**EXERCISE OBJECTIVE**. Skip every image and restate the data word for word.

**DATA EXCERPT**.
◆ ◆ ◆ ◆ ◆ ◆ ◆
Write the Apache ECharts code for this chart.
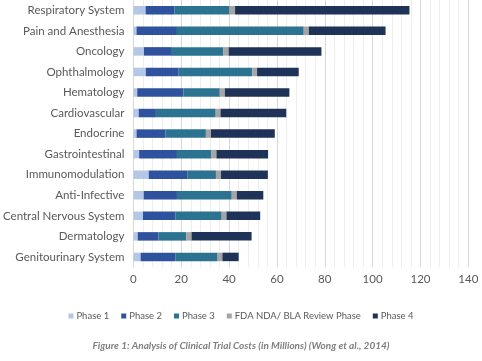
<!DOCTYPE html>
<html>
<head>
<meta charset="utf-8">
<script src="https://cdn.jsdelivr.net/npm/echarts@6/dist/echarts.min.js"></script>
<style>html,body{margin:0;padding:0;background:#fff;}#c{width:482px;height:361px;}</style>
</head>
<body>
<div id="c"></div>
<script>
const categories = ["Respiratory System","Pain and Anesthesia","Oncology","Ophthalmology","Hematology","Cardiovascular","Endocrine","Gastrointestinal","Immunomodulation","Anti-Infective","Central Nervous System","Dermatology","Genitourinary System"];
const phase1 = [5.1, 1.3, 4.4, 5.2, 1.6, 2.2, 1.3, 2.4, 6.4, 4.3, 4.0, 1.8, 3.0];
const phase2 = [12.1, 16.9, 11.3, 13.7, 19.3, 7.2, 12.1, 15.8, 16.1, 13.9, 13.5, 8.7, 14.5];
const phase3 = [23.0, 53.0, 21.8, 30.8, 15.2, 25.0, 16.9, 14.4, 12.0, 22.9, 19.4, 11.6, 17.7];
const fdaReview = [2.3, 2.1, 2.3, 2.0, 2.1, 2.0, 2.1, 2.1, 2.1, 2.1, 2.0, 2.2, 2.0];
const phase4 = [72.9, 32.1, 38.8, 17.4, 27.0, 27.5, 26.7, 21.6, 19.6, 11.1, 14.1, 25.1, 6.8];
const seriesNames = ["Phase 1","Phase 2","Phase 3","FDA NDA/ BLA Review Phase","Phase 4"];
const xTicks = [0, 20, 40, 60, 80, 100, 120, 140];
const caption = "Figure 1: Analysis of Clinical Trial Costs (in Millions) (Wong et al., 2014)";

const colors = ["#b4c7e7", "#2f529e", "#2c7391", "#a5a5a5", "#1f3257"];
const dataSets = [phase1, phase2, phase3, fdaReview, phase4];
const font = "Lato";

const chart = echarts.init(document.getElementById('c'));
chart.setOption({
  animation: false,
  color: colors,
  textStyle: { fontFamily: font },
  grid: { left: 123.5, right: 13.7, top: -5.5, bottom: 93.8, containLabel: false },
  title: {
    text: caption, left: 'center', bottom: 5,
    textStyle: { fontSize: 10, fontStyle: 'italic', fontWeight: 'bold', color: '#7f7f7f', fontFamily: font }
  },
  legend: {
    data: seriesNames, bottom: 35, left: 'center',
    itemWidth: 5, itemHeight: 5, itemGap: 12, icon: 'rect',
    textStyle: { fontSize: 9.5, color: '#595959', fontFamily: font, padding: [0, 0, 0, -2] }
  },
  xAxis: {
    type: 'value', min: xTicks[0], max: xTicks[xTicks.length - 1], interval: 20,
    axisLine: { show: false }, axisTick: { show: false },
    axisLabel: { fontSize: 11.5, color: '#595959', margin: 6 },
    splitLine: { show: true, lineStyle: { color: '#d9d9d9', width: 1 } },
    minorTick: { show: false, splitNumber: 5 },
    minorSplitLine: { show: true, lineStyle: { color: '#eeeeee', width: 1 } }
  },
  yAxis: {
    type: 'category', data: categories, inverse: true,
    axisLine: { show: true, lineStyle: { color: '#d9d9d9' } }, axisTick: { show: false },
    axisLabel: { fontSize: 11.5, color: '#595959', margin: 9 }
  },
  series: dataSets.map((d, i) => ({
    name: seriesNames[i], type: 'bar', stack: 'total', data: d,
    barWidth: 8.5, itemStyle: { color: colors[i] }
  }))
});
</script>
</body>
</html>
◆ ◆ ◆ ◆ ◆ ◆ ◆
**RESPONSE BELOW**.
Write the Apache ECharts code for this chart.
<!DOCTYPE html>
<html>
<head>
<meta charset="utf-8">
<script src="https://cdn.jsdelivr.net/npm/echarts@6/dist/echarts.min.js"></script>
<style>html,body{margin:0;padding:0;background:#fff;}#c{width:482px;height:361px;}</style>
</head>
<body>
<div id="c"></div>
<script>
const categories = ["Respiratory System","Pain and Anesthesia","Oncology","Ophthalmology","Hematology","Cardiovascular","Endocrine","Gastrointestinal","Immunomodulation","Anti-Infective","Central Nervous System","Dermatology","Genitourinary System"];
const phase1 = [5.1, 1.3, 4.4, 5.2, 1.6, 2.2, 1.3, 2.4, 6.4, 4.3, 4.0, 1.8, 3.0];
const phase2 = [12.1, 16.9, 11.3, 13.7, 19.3, 7.2, 12.1, 15.8, 16.1, 13.9, 13.5, 8.7, 14.5];
const phase3 = [23.0, 53.0, 21.8, 30.8, 15.2, 25.0, 16.9, 14.4, 12.0, 22.9, 19.4, 11.6, 17.7];
const fdaReview = [2.3, 2.1, 2.3, 2.0, 2.1, 2.0, 2.1, 2.1, 2.1, 2.1, 2.0, 2.2, 2.0];
const phase4 = [72.9, 32.1, 38.8, 17.4, 27.0, 27.5, 26.7, 21.6, 19.6, 11.1, 14.1, 25.1, 6.8];
const seriesNames = ["Phase 1","Phase 2","Phase 3","FDA NDA/ BLA Review Phase","Phase 4"];
const xTicks = [0, 20, 40, 60, 80, 100, 120, 140];
const caption = "Figure 1: Analysis of Clinical Trial Costs (in Millions) (Wong et al., 2014)";

const colors = ["#b4c7e7", "#2f529e", "#2c7391", "#a5a5a5", "#1f3257"];
const dataSets = [phase1, phase2, phase3, fdaReview, phase4];
const font = "Lato";

const chart = echarts.init(document.getElementById('c'));
chart.setOption({
  animation: false,
  color: colors,
  textStyle: { fontFamily: font },
  grid: { left: 123.5, right: 13.7, top: -5.5, bottom: 93.8, containLabel: false },
  title: {
    text: caption, left: 'center', bottom: 5,
    textStyle: { fontSize: 10, fontStyle: 'italic', fontWeight: 'bold', color: '#7f7f7f', fontFamily: font }
  },
  legend: {
    data: seriesNames, bottom: 35, left: 'center',
    itemWidth: 5, itemHeight: 5, itemGap: 12, icon: 'rect',
    textStyle: { fontSize: 9.5, color: '#595959', fontFamily: font, padding: [0, 0, 0, -2] }
  },
  xAxis: {
    type: 'value', min: xTicks[0], max: xTicks[xTicks.length - 1], interval: 20,
    axisLine: { show: false }, axisTick: { show: false },
    axisLabel: { fontSize: 11.5, color: '#595959', margin: 6 },
    splitLine: { show: true, lineStyle: { color: '#d9d9d9', width: 1 } },
    minorTick: { show: false, splitNumber: 5 },
    minorSplitLine: { show: true, lineStyle: { color: '#eeeeee', width: 1 } }
  },
  yAxis: {
    type: 'category', data: categories, inverse: true,
    axisLine: { show: true, lineStyle: { color: '#d9d9d9' } }, axisTick: { show: false },
    axisLabel: { fontSize: 11.5, color: '#595959', margin: 9 }
  },
  series: dataSets.map((d, i) => ({
    name: seriesNames[i], type: 'bar', stack: 'total', data: d,
    barWidth: 8.5, itemStyle: { color: colors[i] }
  }))
});
</script>
</body>
</html>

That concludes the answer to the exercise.